(Data records)
__________________________________________________

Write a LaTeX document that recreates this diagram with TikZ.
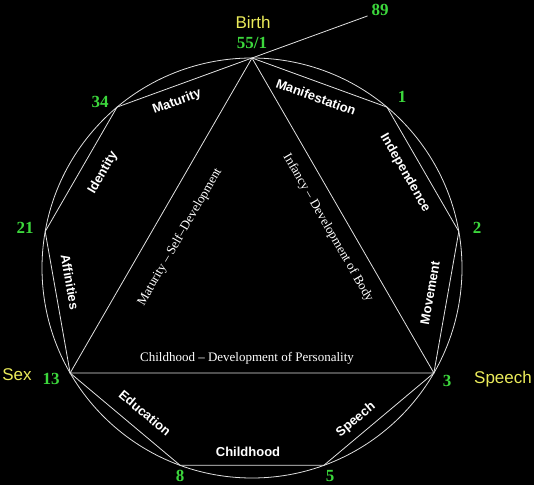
\documentclass[tikz,border=0pt]{standalone}
\usepackage{fontspec}
\setmainfont{Liberation Serif}
\setsansfont{Liberation Sans}
\usetikzlibrary{calc}
\definecolor{numgreen}{RGB}{60,215,60}
\definecolor{lblyellow}{RGB}{235,235,90}
\definecolor{linegray}{RGB}{225,225,225}
\tikzset{
  edge/.style={draw=linegray, line width=0.8pt},
  num/.style={text=numgreen, font=\fontsize{17}{19}\selectfont\bfseries, inner sep=0pt},
  stage/.style={text=lblyellow, font=\fontsize{17}{19}\selectfont\sffamily, inner sep=0pt},
  side/.style={text=white, font=\fontsize{13}{15}\selectfont\sffamily\bfseries, inner sep=0pt},
  period/.style={text=white, font=\fontsize{13}{15}\selectfont, inner sep=0pt}
}
\begin{document}
\begin{tikzpicture}[x=1pt,y=1pt]
\fill[black] (0,0) rectangle (534,485);
\useasboundingbox (0,0) rectangle (534,485);
\coordinate (O) at (252,217);
\begin{scope}[shift={(O)}]
  \coordinate (n55) at (90:210);
  \coordinate (n1) at (50:210);
  \coordinate (n2) at (10:210);
  \coordinate (n3) at (-30:210);
  \coordinate (n5) at (-70:210);
  \coordinate (n8) at (-110:210);
  \coordinate (n13) at (-150:210);
  \coordinate (n21) at (170:210);
  \coordinate (n34) at (130:210);
\end{scope}
\coordinate (e89) at ($(n55)+(20:123)$);
% circle
\draw[edge] (O) circle (210);
% nonagon
\draw[edge] (n55) -- (n1) -- (n2) -- (n3) -- (n5) -- (n8) -- (n13) -- (n21) -- (n34) -- cycle;
% triangle
\draw[edge] (n55) -- (n3) -- (n13) -- cycle;
% line to 89
\draw[edge] (n55) -- (e89);
% numbers
\node[num] (t89) at (380,475) {89};
\node[num] (t55) at (252,442) {55/1};
\node[num] (t1) at (402,388) {1};
\node[num] (t2) at (477,257) {2};
\node[num] (t3) at (447,104) {3};
\node[num] (t5) at (330,9) {5};
\node[num] (t8) at (180,9) {8};
\node[num] (t13) at (51,106) {13};
\node[num] (t21) at (25,257) {21};
\node[num] (t34) at (100,383) {34};
% stages
\node[stage] (birth) at (253,463) {Birth};
\node[stage] (speechY) at (503,106) {Speech};
\node[stage] (sex) at (17,110) {Sex};
% side labels
\node[side, rotate=20] (maturity) at (177,383) {Maturity};
\node[side, rotate=-20] (manif) at (316,388) {Manifestation};
\node[side, rotate=-60] (indep) at (405,312) {Independence};
\node[side, rotate=80] (movement) at (430,192) {Movement};
\node[side, rotate=40] (speech) at (356,65) {Speech};
\node[side] (childhood) at (248,33) {Childhood};
\node[side, rotate=-40] (education) at (145,72) {Education};
\node[side, rotate=-80] (affinities) at (70,203) {Affinities};
\node[side, rotate=60] (identity) at (103,312) {Identity};
% triangle labels
\node[period, rotate=60] (pmat) at (180,248) {Maturity -- Self--Development};
\node[period, rotate=-60] (pinf) at (328,257) {Infancy -- Development of Body};
\node[period] (pchild) at (247,127) {Childhood -- Development of Personality};
\end{tikzpicture}
\end{document}
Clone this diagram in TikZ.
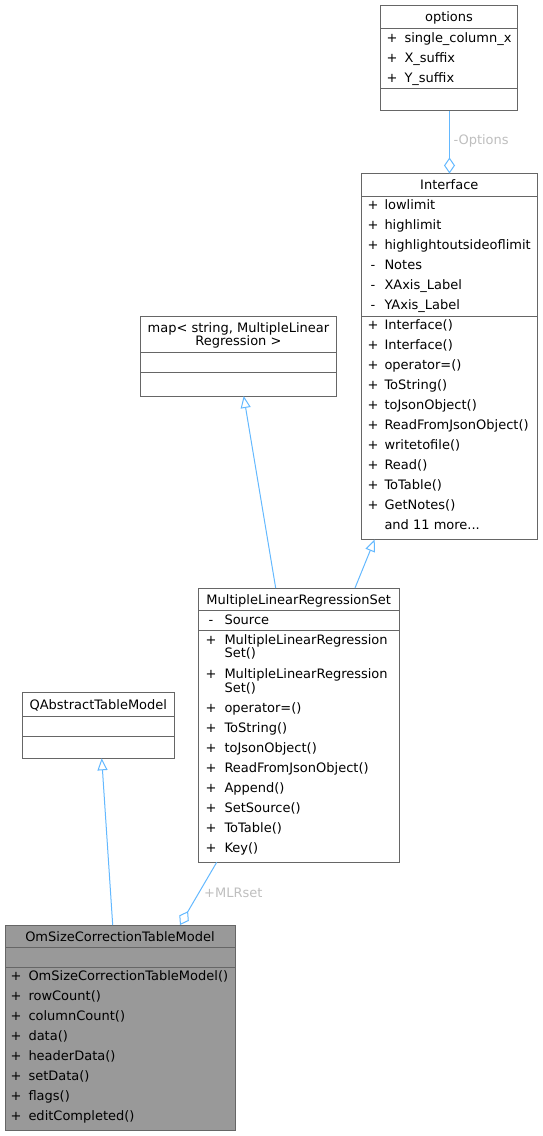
\documentclass[tikz,border=0pt]{standalone}
\usepackage{fontspec}
\setmainfont{DejaVu Sans}
\usetikzlibrary{arrows.meta}
\definecolor{edgeblue}{HTML}{63B8FF}
\definecolor{boxline}{HTML}{666666}
\definecolor{lblgrey}{HTML}{BEBEBE}
\definecolor{hlfill}{HTML}{999999}
\begin{document}
\begin{tikzpicture}[x=1pt,y=-1pt,
  umlbox/.style={draw=boxline, line width=1pt, fill=white, anchor=north west, inner sep=0pt, outer sep=0pt},
  hlbox/.style={umlbox, fill=hlfill},
  txt/.style={inner sep=0pt, anchor=base west, font=\fontsize{13}{15}\selectfont},
  vis/.style={inner sep=0pt, anchor=base, font=\fontsize{13}{15}\selectfont},
  hdr/.style={inner sep=0pt, anchor=base, font=\fontsize{13}{15}\selectfont},
  sepline/.style={draw=boxline, line width=1pt},
  inherit/.style={draw=edgeblue, line width=1pt, -{Triangle[open, length=12pt, width=10pt]}},
  aggr/.style={draw=edgeblue, line width=1pt, {Diamond[open, length=16pt, width=11pt]}-},
  elabel/.style={inner sep=0pt, anchor=base west, text=lblgrey, font=\fontsize{13}{15}\selectfont}]
\useasboundingbox (0,0) rectangle (543,1136);

% ---------- options ----------
\node[umlbox, minimum width=137pt, minimum height=105pt] (opt) at (380.5,5.5) {};
\draw[sepline] (380.5,28.5) -- (517.5,28.5);
\draw[sepline] (380.5,88.5) -- (517.5,88.5);
\node[hdr] (optH) at (449,21.5) {options};
\node[vis] (optv1) at (392,42.5) {+};
\node[txt] (opta1) at (404.3,42.5) {single\_column\_x};
\node[vis] (optv2) at (392,62.5) {+};
\node[txt] (opta2) at (404.3,62.5) {X\_suffix};
\node[vis] (optv3) at (392,82.5) {+};
\node[txt] (opta3) at (404.3,82.5) {Y\_suffix};

% ---------- Interface ----------
\node[umlbox, minimum width=176.7pt, minimum height=366pt] (ifc) at (361,173.5) {};
\draw[sepline] (361,196.5) -- (537.7,196.5);
\draw[sepline] (361,316.5) -- (537.7,316.5);
\node[hdr] (ifcH) at (449.3,189) {Interface};
\foreach \v/\t [count=\i] in {+/lowlimit,+/highlimit,+/highlightoutsideoflimit,-/Notes,-/XAxis\_Label,-/YAxis\_Label}{
  \node[vis] (ifcv\i) at (373,209+20*\i-20) {\v};
  \node[txt] (ifca\i) at (384.3,209+20*\i-20) {\t};
}
\foreach \t [count=\i] in {Interface(),Interface(),operator=(),ToString(),toJsonObject(),ReadFromJsonObject(),writetofile(),Read(),ToTable(),GetNotes()}{
  \node[vis] (ifcmv\i) at (373,329.5+20*\i-20) {+};
  \node[txt] (ifcm\i) at (384.3,329.5+20*\i-20) {\t};
}
\node[txt] (ifcmore) at (384.3,529.5) {and 11 more...};

% ---------- map ----------
\node[umlbox, minimum width=195.3pt, minimum height=80pt] (map) at (140.7,316) {};
\draw[sepline] (140.7,352.5) -- (336,352.5);
\draw[sepline] (140.7,372.5) -- (336,372.5);
\node[hdr] (mapH1) at (238.4,332) {map< string, MultipleLinear};
\node[hdr] (mapH2) at (238.4,345.5) {Regression >};

% ---------- MultipleLinearRegressionSet ----------
\node[umlbox, minimum width=200.7pt, minimum height=274.3pt] (mlrs) at (198.3,588) {};
\draw[sepline] (198.3,610.5) -- (399,610.5);
\draw[sepline] (198.3,630.5) -- (399,630.5);
\node[hdr] (mlrsH) at (298.7,604.5) {MultipleLinearRegressionSet};
\node[vis] (mlrsv0) at (211,624.5) {-};
\node[txt] (mlrsa1) at (224.3,624.5) {Source};
\node[vis] (mlrsv1) at (211,644.5) {+};
\node[txt] (mlrsm1a) at (224.3,644.5) {MultipleLinearRegression};
\node[txt] (mlrsm1b) at (224.3,657.8) {Set()};
\node[vis] (mlrsv2) at (211,678.8) {+};
\node[txt] (mlrsm2a) at (224.3,678.8) {MultipleLinearRegression};
\node[txt] (mlrsm2b) at (224.3,692.1) {Set()};
\foreach \t [count=\i] in {operator=(),ToString(),toJsonObject(),ReadFromJsonObject(),Append(),SetSource(),ToTable(),Key()}{
  \node[vis] (mlrsmv\i) at (211,712.8+20*\i-20) {+};
  \node[txt] (mlrsm\i) at (224.3,712.8+20*\i-20) {\t};
}

% ---------- QAbstractTableModel ----------
\node[umlbox, minimum width=152pt, minimum height=65.6pt] (qatm) at (22.3,692.7) {};
\draw[sepline] (22.3,716.5) -- (174.3,716.5);
\draw[sepline] (22.3,736.5) -- (174.3,736.5);
\node[hdr] (qatmH) at (98.3,709.5) {QAbstractTableModel};

% ---------- OmSizeCorrectionTableModel ----------
\node[hlbox, minimum width=230pt, minimum height=205.7pt] (oms) at (5.5,925) {};
\draw[sepline] (5.5,947.5) -- (235.5,947.5);
\draw[sepline] (5.5,967.5) -- (235.5,967.5);
\node[hdr] (omsH) at (120,941.2) {OmSizeCorrectionTableModel};
\foreach \t [count=\i] in {OmSizeCorrectionTableModel(),rowCount(),columnCount(),data(),headerData(),setData(),flags(),editCompleted()}{
  \node[vis] (omsv\i) at (16,980.5+20*\i-20) {+};
  \node[txt] (omsm\i) at (28.3,980.5+20*\i-20) {\t};
}

% ---------- connector end points ----------
\coordinate (optB) at (449.5,110.5);
\coordinate (ifcT) at (449.5,173.5);
\coordinate (ifcB) at (374.7,539.5);
\coordinate (mapB) at (243.7,396);
\coordinate (mlrsTL) at (275.7,588);
\coordinate (mlrsTR) at (355,588);
\coordinate (mlrsB) at (216.7,862.3);
\coordinate (qatmB) at (101.7,758.3);
\coordinate (omsTL) at (112.7,925);
\coordinate (omsTR) at (180,925);

% ---------- connectors ----------
\draw[aggr] (ifcT) -- (optB);
\draw[inherit] (mlrsTL) -- (mapB);
\draw[inherit] (mlrsTR) -- (ifcB);
\draw[inherit] (omsTL) -- (qatmB);
\draw[aggr] (omsTR) -- (mlrsB);

\node[elabel] (lblOpt) at (453.3,144.5) {-Options};
\node[elabel] (lblMLR) at (204,897) {+MLRset};
\end{tikzpicture}
\end{document}
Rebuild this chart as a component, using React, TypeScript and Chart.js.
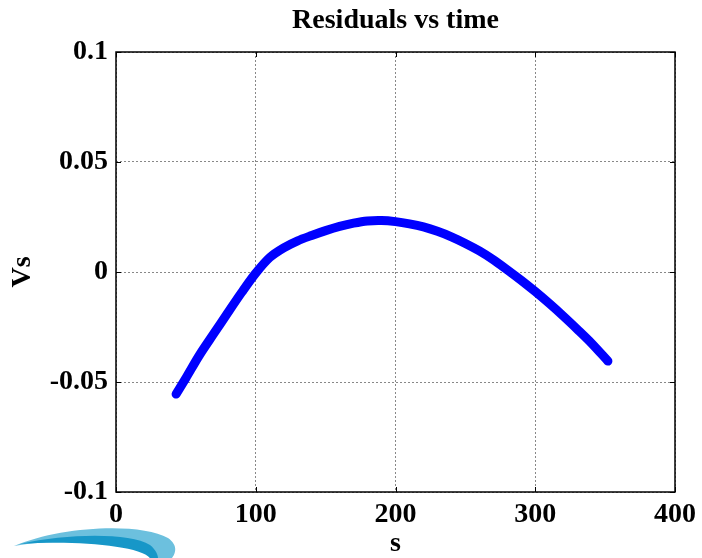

__________________________________________________

EXERCISE DIRECTIONS ▸
Set down exactly the lines above, from the line containing "Clone this diagram in TikZ." through the line containing "(0,0) rectangle (543,1136);". Skip the pictures.

COMPLETED TASK ▸
Clone this diagram in TikZ.
\documentclass[tikz,border=0pt]{standalone}
\usepackage{fontspec}
\setmainfont{DejaVu Sans}
\usetikzlibrary{arrows.meta}
\definecolor{edgeblue}{HTML}{63B8FF}
\definecolor{boxline}{HTML}{666666}
\definecolor{lblgrey}{HTML}{BEBEBE}
\definecolor{hlfill}{HTML}{999999}
\begin{document}
\begin{tikzpicture}[x=1pt,y=-1pt,
  umlbox/.style={draw=boxline, line width=1pt, fill=white, anchor=north west, inner sep=0pt, outer sep=0pt},
  hlbox/.style={umlbox, fill=hlfill},
  txt/.style={inner sep=0pt, anchor=base west, font=\fontsize{13}{15}\selectfont},
  vis/.style={inner sep=0pt, anchor=base, font=\fontsize{13}{15}\selectfont},
  hdr/.style={inner sep=0pt, anchor=base, font=\fontsize{13}{15}\selectfont},
  sepline/.style={draw=boxline, line width=1pt},
  inherit/.style={draw=edgeblue, line width=1pt, -{Triangle[open, length=12pt, width=10pt]}},
  aggr/.style={draw=edgeblue, line width=1pt, {Diamond[open, length=16pt, width=11pt]}-},
  elabel/.style={inner sep=0pt, anchor=base west, text=lblgrey, font=\fontsize{13}{15}\selectfont}]
\useasboundingbox (0,0) rectangle (543,1136);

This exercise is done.